Reports from immigrant advocates indicate otherwise, the ACLU told Magnus in its letter, adding that “officials seemed unaware of their obligations under CBP policy and federal law to protect asylees’ religious-freedom rights and, when informed that the seizure of turbans had markedly increased in recent months, they had no viable explanation for it.”

The CBP statement issued Wednesday did not indicate whether the turbans were discarded, nor whether the examples occurred as Sikh migrants were being taken into custody along the border or upon their arrival to CBP detention facilities.

The ACLU of Arizona said it has not received reports of turban confiscations from other areas of the border besides the Yuma sector.

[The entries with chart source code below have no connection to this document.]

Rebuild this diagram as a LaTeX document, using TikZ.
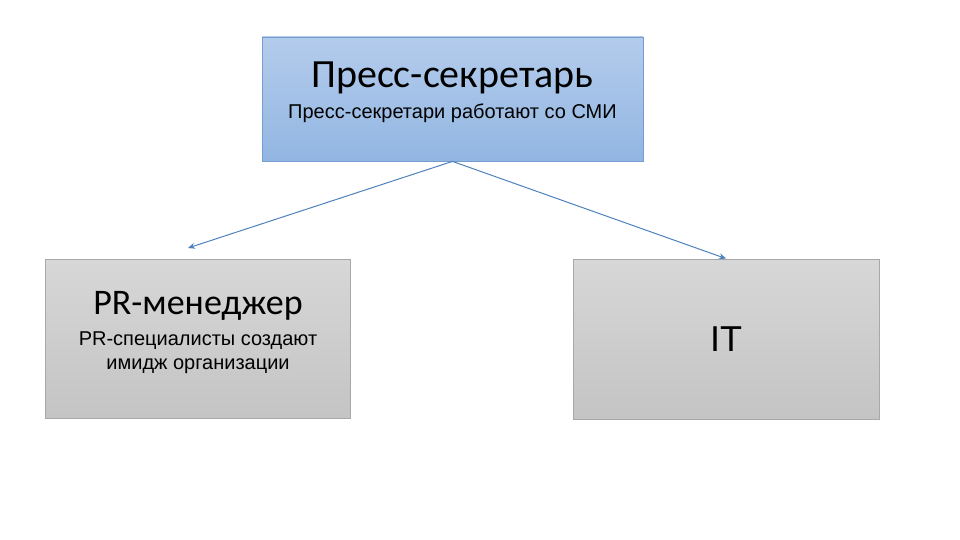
\documentclass[tikz,border=0pt]{standalone}
\usepackage{fontspec}
\setmainfont{Liberation Sans}
\newfontfamily\calib{Carlito}
\usetikzlibrary{arrows.meta}
\definecolor{bluetop}{RGB}{180,204,236}
\definecolor{bluebot}{RGB}{146,182,226}
\definecolor{blueline}{RGB}{118,156,208}
\definecolor{graytop}{RGB}{215,215,215}
\definecolor{graybot}{RGB}{196,196,196}
\definecolor{grayline}{RGB}{168,168,168}
\definecolor{arrowblue}{RGB}{79,129,189}
\tikzset{box/.style={draw, rectangle, line width=0.8pt, inner sep=0pt},
  bluebox/.style={box, draw=blueline, top color=bluetop, bottom color=bluebot},
  graybox/.style={box, draw=grayline, top color=graytop, bottom color=graybot},
  head/.style={font=\calib\fontsize{40}{46}\selectfont, anchor=base, inner sep=0pt},
  sub/.style={font=\fontsize{20}{24}\selectfont, anchor=base, inner sep=0pt, align=center},
  link/.style={->, draw=arrowblue, line width=1pt}}

\begin{document}
\begin{tikzpicture}[x=1pt, y=-1pt, >={Stealth[length=7pt,width=6pt]}]
\useasboundingbox (0,0) rectangle (960,540);
% boxes
\node[bluebox, minimum width=381pt, minimum height=124pt] (press) at (452.5,99) {};
\node[graybox, minimum width=305pt, minimum height=159pt] (pr) at (198,338.5) {};
\node[graybox, minimum width=306pt, minimum height=160pt, font=\fontsize{36}{40}\selectfont] (it) at (726,339) {IT};
% texts
\node[head] (presstitle) at ([yshift=-51pt]press.north) {Пресс-секретарь};
\node[sub] (presstext) at ([yshift=-82pt]press.north) {Пресс-секретари работают со СМИ};
\node[head, font=\calib\fontsize{36}{40}\selectfont] (prtitle) at ([yshift=-56pt]pr.north) {PR-менеджер};
\node[sub] (prtext) at ([yshift=-111pt]pr.north) {PR-специалисты создают\\имидж организации};
% links
\coordinate (prend) at (188,248);
\draw[link] (press.south) -- (prend);
\draw[link] (press.south) -- (it.north);
\end{tikzpicture}
\end{document}
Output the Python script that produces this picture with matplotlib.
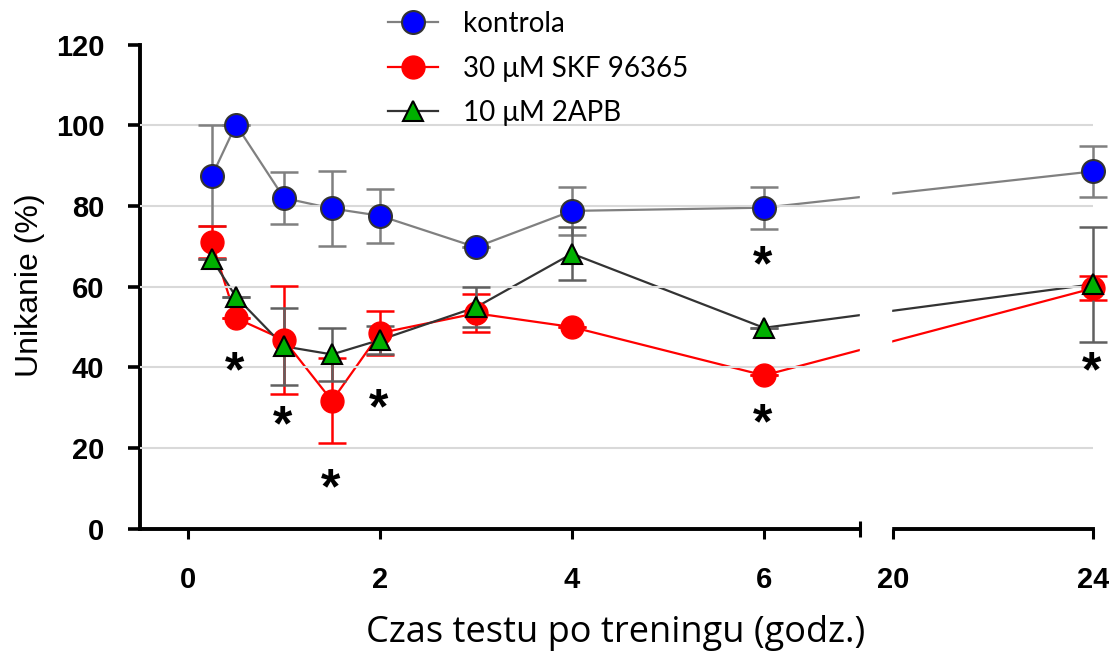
import numpy as np
import matplotlib
matplotlib.use("Agg")
import matplotlib.pyplot as plt
from matplotlib.lines import Line2D

# ── dane ──
hours = [0.25, 0.5, 1, 1.5, 2, 3, 4, 6, 24]

kontrola = [87.5, 100.2, 82.0, 79.4, 77.6, 69.8, 78.8, 79.6, 88.6]
kontrola_err = [12.5, 0, 6.4, 9.4, 6.7, 0, 5.9, 5.2, 6.4]

skf = [71.0, 52.2, 46.8, 31.7, 48.5, 53.4, 50.0, 38.0, 59.6]
skf_err = [4.0, 0, 13.3, 10.5, 5.5, 4.7, 0, 0, 3.0]

apb = [66.8, 57.5, 45.2, 43.2, 46.8, 54.9, 68.2, 49.8, 60.6]
apb_err = [0, 0, 9.5, 6.5, 3.5, 5.0, 6.5, 0, 14.3]

labels = ["kontrola", "30 \u03bcM SKF 96365", "10 \u03bcM 2APB"]

# gwiazdki istotności (x w godz., y w %)
star_x = [0.5, 1, 1.5, 2, 6, 6, 24]
star_y = [41.0, 27.8, 12.1, 31.9, 67.3, 28.2, 41.0]

yticks = [0, 20, 40, 60, 80, 100, 120]
xticks = [0, 2, 4, 6, 20, 24]
grid_y = [20, 40, 60, 80, 100]

# ── przerwana oś X (0-7 h, potem 20-24 h) ──
BREAK = 7.0
GAP = 0.344
R = 0.521


def fwd(x):
    x = np.asarray(x, dtype=float)
    return np.where(x <= BREAK, x,
                    np.where(x < 20, BREAK + (x - BREAK) * GAP / (20 - BREAK),
                             BREAK + GAP + (x - 20) * R))


def inv(y):
    y = np.asarray(y, dtype=float)
    return np.where(y <= BREAK, y,
                    np.where(y < BREAK + GAP, BREAK + (y - BREAK) * (20 - BREAK) / GAP,
                             20 + (y - BREAK - GAP) / R))


fig = plt.figure(figsize=(11.09, 6.52), dpi=100)
ax = fig.add_axes([140 / 1109, 1 - 528.6 / 652, 953 / 1109, (528.6 - 44.8) / 652])
ax.set_xscale("function", functions=(fwd, inv))
ax.set_xlim(-0.5, 24)
ax.set_ylim(0, 120)

blue, red, green = "#0000ff", "#ff0000", "#00b000"

# linie (pod białym pasem przerwy)
ax.plot(hours, kontrola, color="#808080", lw=1.6, zorder=1.5, clip_on=False)
ax.plot(hours, skf, color=red, lw=1.6, zorder=1.4, clip_on=False)
ax.plot(hours, apb, color="#333333", lw=1.6, zorder=1.6, clip_on=False)

# biały pas w miejscu przerwy osi
ax.axvspan(7.03, 19.3, ymin=-0.03, ymax=1, color="white", zorder=2.55, clip_on=False)

# siatka nad pasem, żeby była ciągła
for gy in grid_y:
    ax.axhline(gy, color="#d9d9d9", lw=1.5, zorder=2.6)

# słupki błędów
ax.errorbar(hours, kontrola, yerr=kontrola_err, fmt="none", ecolor="#808080",
            elinewidth=1.8, capsize=10, capthick=1.8, zorder=2.7, clip_on=False)
ax.errorbar(hours, skf, yerr=skf_err, fmt="none", ecolor=red,
            elinewidth=1.8, capsize=10, capthick=1.8, zorder=2.75, clip_on=False)
ax.errorbar(hours, apb, yerr=apb_err, fmt="none", ecolor="#606060",
            elinewidth=1.8, capsize=10, capthick=1.8, zorder=2.8, clip_on=False)

# markery
ax.plot(hours, kontrola, ls="none", marker="o", ms=16.5, mfc=blue, mec="#333333",
        mew=1.5, zorder=3.0, clip_on=False)
ax.plot(hours, skf, ls="none", marker="o", ms=16.5, mfc=red, mec=red,
        mew=1.0, zorder=3.1, clip_on=False)
ax.plot(hours, apb, ls="none", marker="^", ms=15, mfc=green, mec="black",
        mew=1.5, zorder=3.2, clip_on=False)

# gwiazdki
star_fs = 36
for sx, sy in zip(star_x, star_y):
    ax.annotate("*", xy=(sx, sy), xytext=(-1, -0.47 * star_fs), textcoords="offset points",
                ha="center", va="baseline", fontsize=star_fs, fontweight="bold",
                family="Liberation Sans", color="black", zorder=4, annotation_clip=False)

# osie
for s in ["top", "right"]:
    ax.spines[s].set_visible(False)
for s in ["left", "bottom"]:
    ax.spines[s].set_linewidth(2.8)
ax.xaxis.set_zorder(2.7)

ax.set_yticks(yticks)
ax.set_xticks(xticks)
ax.set_xticklabels([str(t) for t in xticks])
ax.set_xticks([BREAK, 20, 24], minor=True)
ax.tick_params(axis="y", direction="out", length=8.6, width=2.6, pad=17)
ax.tick_params(axis="x", which="major", direction="out", length=7.2, width=2.2, pad=20)
ax.tick_params(axis="x", which="minor", direction="inout", length=12, width=2.2)
for lab in ax.get_xticklabels() + ax.get_yticklabels():
    lab.set_fontfamily("Liberation Sans")
    lab.set_fontweight("bold")
    lab.set_fontsize(21)

fig.text(30 / 1109, 1 - 285 / 652, "Unikanie (%)", rotation=90, ha="center", va="center",
         fontsize=23, family="Liberation Sans")
fig.text(616 / 1109, 1 - 633 / 652, "Czas testu po treningu (godz.)", ha="center", va="center",
         fontsize=26, family=["Open Sans", "DejaVu Sans"])

# legenda
handles = [
    Line2D([], [], color="#808080", lw=1.6, marker="o", ms=16.5, mfc=blue, mec="#333333", mew=1.5),
    Line2D([], [], color=red, lw=1.6, marker="o", ms=16.5, mfc=red, mec=red),
    Line2D([], [], color="#333333", lw=1.6, marker="^", ms=15, mfc=green, mec="black", mew=1.5),
]
fig.legend(handles, labels, loc="upper left", bbox_to_anchor=(388 / 1109, 1 - 11 / 652),
           frameon=False, prop={"family": ["Lato", "DejaVu Sans"], "size": 20},
           handlelength=1.8, handletextpad=0.9, labelspacing=0.67, borderpad=0, borderaxespad=0)

fig.savefig("out.png", dpi=100)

Indian migrants traveling to Yuma typically arrive first in Mexico, then travel to the border town of Los Algodones along the banks of the Colorado River. Smugglers direct them to wade across and pass through one of several unfinished gaps in the 30-foot border wall.

The Department of Homeland Security said last week that it will close gaps at one illegal entry point in the Yuma sector, citing the safety risks of the river crossing.

The most popular opening is the spot where the barrier ends on tribal land along the edge of the Cocopah Reservation. That area, which frequently appears in photos of migrants lining up along the base of the border wall, will remain open, as tribal authorities have not allowed CBP to build the barrier on their land.